◆ Exercise task
Repeat each record exactly as written, and drop any images.

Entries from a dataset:

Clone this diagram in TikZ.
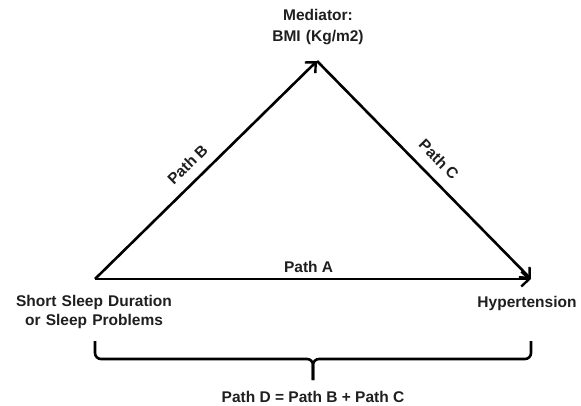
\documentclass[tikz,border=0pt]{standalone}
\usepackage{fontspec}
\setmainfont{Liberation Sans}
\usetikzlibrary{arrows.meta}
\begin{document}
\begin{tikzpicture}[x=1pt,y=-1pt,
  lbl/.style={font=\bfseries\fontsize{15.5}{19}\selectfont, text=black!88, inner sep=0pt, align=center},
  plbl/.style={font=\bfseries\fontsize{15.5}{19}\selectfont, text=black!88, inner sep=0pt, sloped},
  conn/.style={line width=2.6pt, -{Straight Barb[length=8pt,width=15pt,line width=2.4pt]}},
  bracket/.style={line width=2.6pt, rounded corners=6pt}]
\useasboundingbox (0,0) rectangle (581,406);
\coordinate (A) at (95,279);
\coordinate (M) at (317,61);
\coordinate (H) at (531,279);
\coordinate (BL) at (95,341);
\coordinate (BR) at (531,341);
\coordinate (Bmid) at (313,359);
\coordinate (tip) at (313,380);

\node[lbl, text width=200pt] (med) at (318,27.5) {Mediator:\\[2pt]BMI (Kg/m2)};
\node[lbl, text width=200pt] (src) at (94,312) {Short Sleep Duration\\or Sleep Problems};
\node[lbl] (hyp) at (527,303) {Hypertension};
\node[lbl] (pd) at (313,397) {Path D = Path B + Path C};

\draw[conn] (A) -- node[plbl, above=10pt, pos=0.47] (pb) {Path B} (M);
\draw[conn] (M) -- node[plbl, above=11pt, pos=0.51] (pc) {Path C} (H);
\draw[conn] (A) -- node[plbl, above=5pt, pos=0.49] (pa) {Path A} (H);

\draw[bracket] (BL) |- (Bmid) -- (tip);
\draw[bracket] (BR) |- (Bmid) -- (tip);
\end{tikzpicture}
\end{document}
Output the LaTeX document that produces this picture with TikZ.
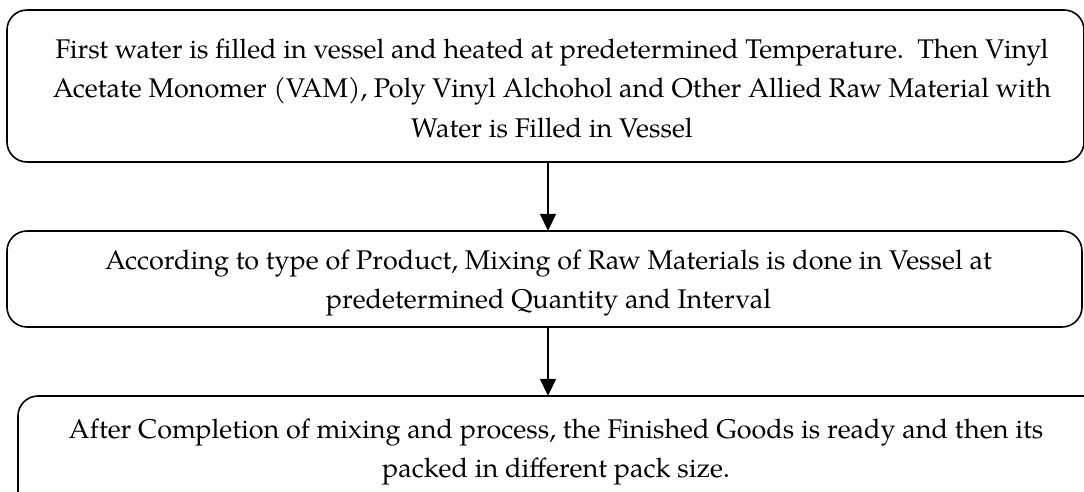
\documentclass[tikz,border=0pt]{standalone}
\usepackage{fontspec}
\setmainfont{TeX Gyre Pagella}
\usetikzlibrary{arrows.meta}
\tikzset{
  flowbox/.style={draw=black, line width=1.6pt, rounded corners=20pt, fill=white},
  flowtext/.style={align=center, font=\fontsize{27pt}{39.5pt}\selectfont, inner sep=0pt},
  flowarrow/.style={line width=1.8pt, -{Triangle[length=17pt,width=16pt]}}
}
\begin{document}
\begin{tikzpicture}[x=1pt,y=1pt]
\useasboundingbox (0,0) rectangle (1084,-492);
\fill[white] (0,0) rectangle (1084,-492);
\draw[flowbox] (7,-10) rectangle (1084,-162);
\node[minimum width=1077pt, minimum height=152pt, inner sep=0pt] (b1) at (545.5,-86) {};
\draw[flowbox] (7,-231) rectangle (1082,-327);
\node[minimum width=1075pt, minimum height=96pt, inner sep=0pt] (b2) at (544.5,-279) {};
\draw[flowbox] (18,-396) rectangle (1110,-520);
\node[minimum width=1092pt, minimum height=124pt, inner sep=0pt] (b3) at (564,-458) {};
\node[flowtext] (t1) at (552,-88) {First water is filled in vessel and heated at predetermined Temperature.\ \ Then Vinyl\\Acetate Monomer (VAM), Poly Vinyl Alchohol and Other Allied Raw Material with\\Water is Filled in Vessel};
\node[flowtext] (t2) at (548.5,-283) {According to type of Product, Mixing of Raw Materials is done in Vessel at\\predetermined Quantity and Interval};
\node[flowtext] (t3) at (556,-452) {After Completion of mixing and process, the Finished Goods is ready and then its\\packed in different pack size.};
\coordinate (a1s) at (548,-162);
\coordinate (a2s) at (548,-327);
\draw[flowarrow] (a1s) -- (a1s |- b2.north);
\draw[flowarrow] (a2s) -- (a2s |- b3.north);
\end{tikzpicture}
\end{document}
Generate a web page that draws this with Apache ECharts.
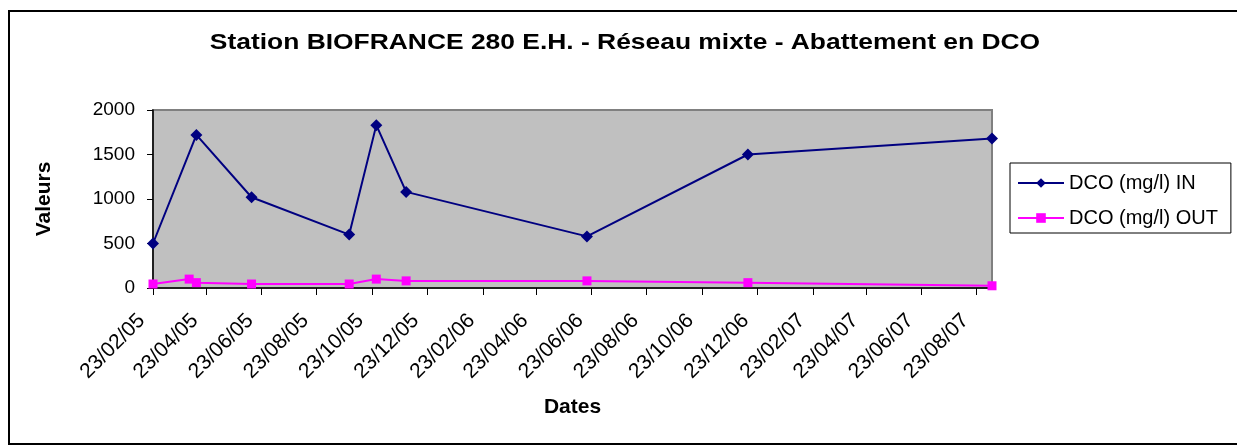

◆ Expected answer
Clone this diagram in TikZ.
\documentclass[tikz,border=0pt]{standalone}
\usepackage{fontspec}
\setmainfont{Liberation Sans}
\usetikzlibrary{arrows.meta}
\begin{document}
\begin{tikzpicture}[x=1pt,y=-1pt,
  lbl/.style={font=\bfseries\fontsize{15.5}{19}\selectfont, text=black!88, inner sep=0pt, align=center},
  plbl/.style={font=\bfseries\fontsize{15.5}{19}\selectfont, text=black!88, inner sep=0pt, sloped},
  conn/.style={line width=2.6pt, -{Straight Barb[length=8pt,width=15pt,line width=2.4pt]}},
  bracket/.style={line width=2.6pt, rounded corners=6pt}]
\useasboundingbox (0,0) rectangle (581,406);
\coordinate (A) at (95,279);
\coordinate (M) at (317,61);
\coordinate (H) at (531,279);
\coordinate (BL) at (95,341);
\coordinate (BR) at (531,341);
\coordinate (Bmid) at (313,359);
\coordinate (tip) at (313,380);

\node[lbl, text width=200pt] (med) at (318,27.5) {Mediator:\\[2pt]BMI (Kg/m2)};
\node[lbl, text width=200pt] (src) at (94,312) {Short Sleep Duration\\or Sleep Problems};
\node[lbl] (hyp) at (527,303) {Hypertension};
\node[lbl] (pd) at (313,397) {Path D = Path B + Path C};

\draw[conn] (A) -- node[plbl, above=10pt, pos=0.47] (pb) {Path B} (M);
\draw[conn] (M) -- node[plbl, above=11pt, pos=0.51] (pc) {Path C} (H);
\draw[conn] (A) -- node[plbl, above=5pt, pos=0.49] (pa) {Path A} (H);

\draw[bracket] (BL) |- (Bmid) -- (tip);
\draw[bracket] (BR) |- (Bmid) -- (tip);
\end{tikzpicture}
\end{document}
Output the LaTeX document that produces this picture with TikZ.
\documentclass[tikz,border=0pt]{standalone}
\usepackage{fontspec}
\setmainfont{TeX Gyre Pagella}
\usetikzlibrary{arrows.meta}
\tikzset{
  flowbox/.style={draw=black, line width=1.6pt, rounded corners=20pt, fill=white},
  flowtext/.style={align=center, font=\fontsize{27pt}{39.5pt}\selectfont, inner sep=0pt},
  flowarrow/.style={line width=1.8pt, -{Triangle[length=17pt,width=16pt]}}
}
\begin{document}
\begin{tikzpicture}[x=1pt,y=1pt]
\useasboundingbox (0,0) rectangle (1084,-492);
\fill[white] (0,0) rectangle (1084,-492);
\draw[flowbox] (7,-10) rectangle (1084,-162);
\node[minimum width=1077pt, minimum height=152pt, inner sep=0pt] (b1) at (545.5,-86) {};
\draw[flowbox] (7,-231) rectangle (1082,-327);
\node[minimum width=1075pt, minimum height=96pt, inner sep=0pt] (b2) at (544.5,-279) {};
\draw[flowbox] (18,-396) rectangle (1110,-520);
\node[minimum width=1092pt, minimum height=124pt, inner sep=0pt] (b3) at (564,-458) {};
\node[flowtext] (t1) at (552,-88) {First water is filled in vessel and heated at predetermined Temperature.\ \ Then Vinyl\\Acetate Monomer (VAM), Poly Vinyl Alchohol and Other Allied Raw Material with\\Water is Filled in Vessel};
\node[flowtext] (t2) at (548.5,-283) {According to type of Product, Mixing of Raw Materials is done in Vessel at\\predetermined Quantity and Interval};
\node[flowtext] (t3) at (556,-452) {After Completion of mixing and process, the Finished Goods is ready and then its\\packed in different pack size.};
\coordinate (a1s) at (548,-162);
\coordinate (a2s) at (548,-327);
\draw[flowarrow] (a1s) -- (a1s |- b2.north);
\draw[flowarrow] (a2s) -- (a2s |- b3.north);
\end{tikzpicture}
\end{document}
Generate a web page that draws this with Apache ECharts.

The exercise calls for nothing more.